Dreams for the future
Smaller-scale efforts are also making a difference.
Johannes de Lange said he began experimenting with spekboom more than 20 years ago after droughts made it nearly impossible to keep livestock on his farm near the town of Nqweba. Three years after planting, he said, restored plots were established enough to regularly provide fodder for cattle.
“But you mustn’t overgraze it,” he cautioned, explaining how he had learned to manage both the soil and the vegetation more carefully. “If you don't listen to nature you're going to damage the plants.”
De Lange said he wanted to leave his children with a farm in better condition than when he inherited it. “You must give back. And my way is to put as much spekboom into the soil as possible.”
Millions of spekboom cuttings are also being planted in and around the Kwandwe Private Game Reserve, which charges a levy from guests staying in its luxury cabins to fund both local development projects and the hard work of land restoration.
Potts, the ecologist, said he hoped that the growing restoration drive could ultimately reconnect fragments of intact habitat, allowing wildlife – including rhinos, elephants and big cats – to migrate more freely across the country.
“It might seem like an impossible dream, but it's an amazing thing to aim for because we're going to benefit from even just trying,” he said.
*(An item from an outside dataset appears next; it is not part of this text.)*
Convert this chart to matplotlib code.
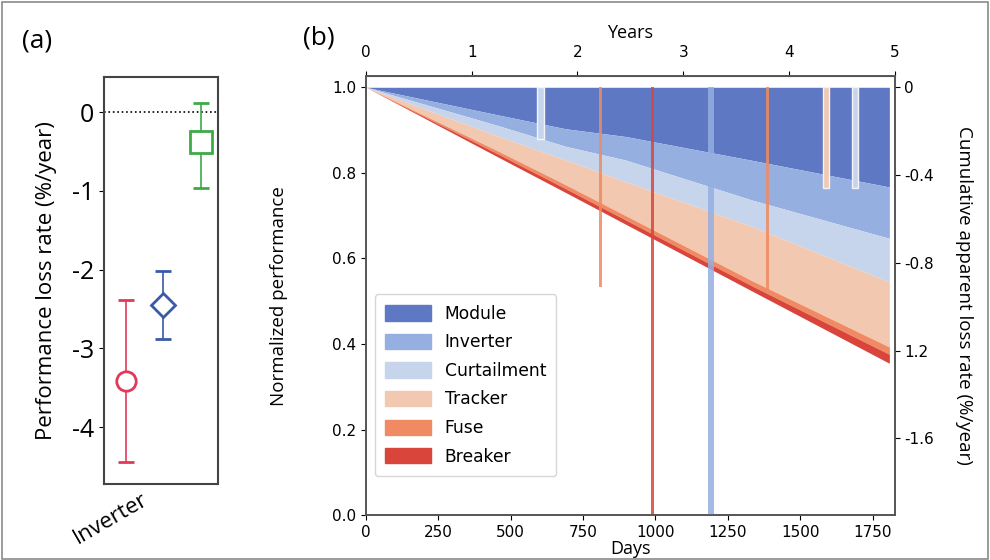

About the UN Decade on Ecosystem Restoration
The UN General Assembly has declared 2021–2030 a UN Decade on Ecosystem Restoration. Led by the UN Environment Programme and the Food and Agriculture Organization of the UN, together with the support of partners, it is designed to prevent, halt, and reverse the loss and degradation of ecosystems worldwide. It aims at reviving billions of hectares, covering terrestrial as well as aquatic ecosystems. A global call to action, the UN Decade draws together political support, scientific research, and financial muscle to massively scale up restoration.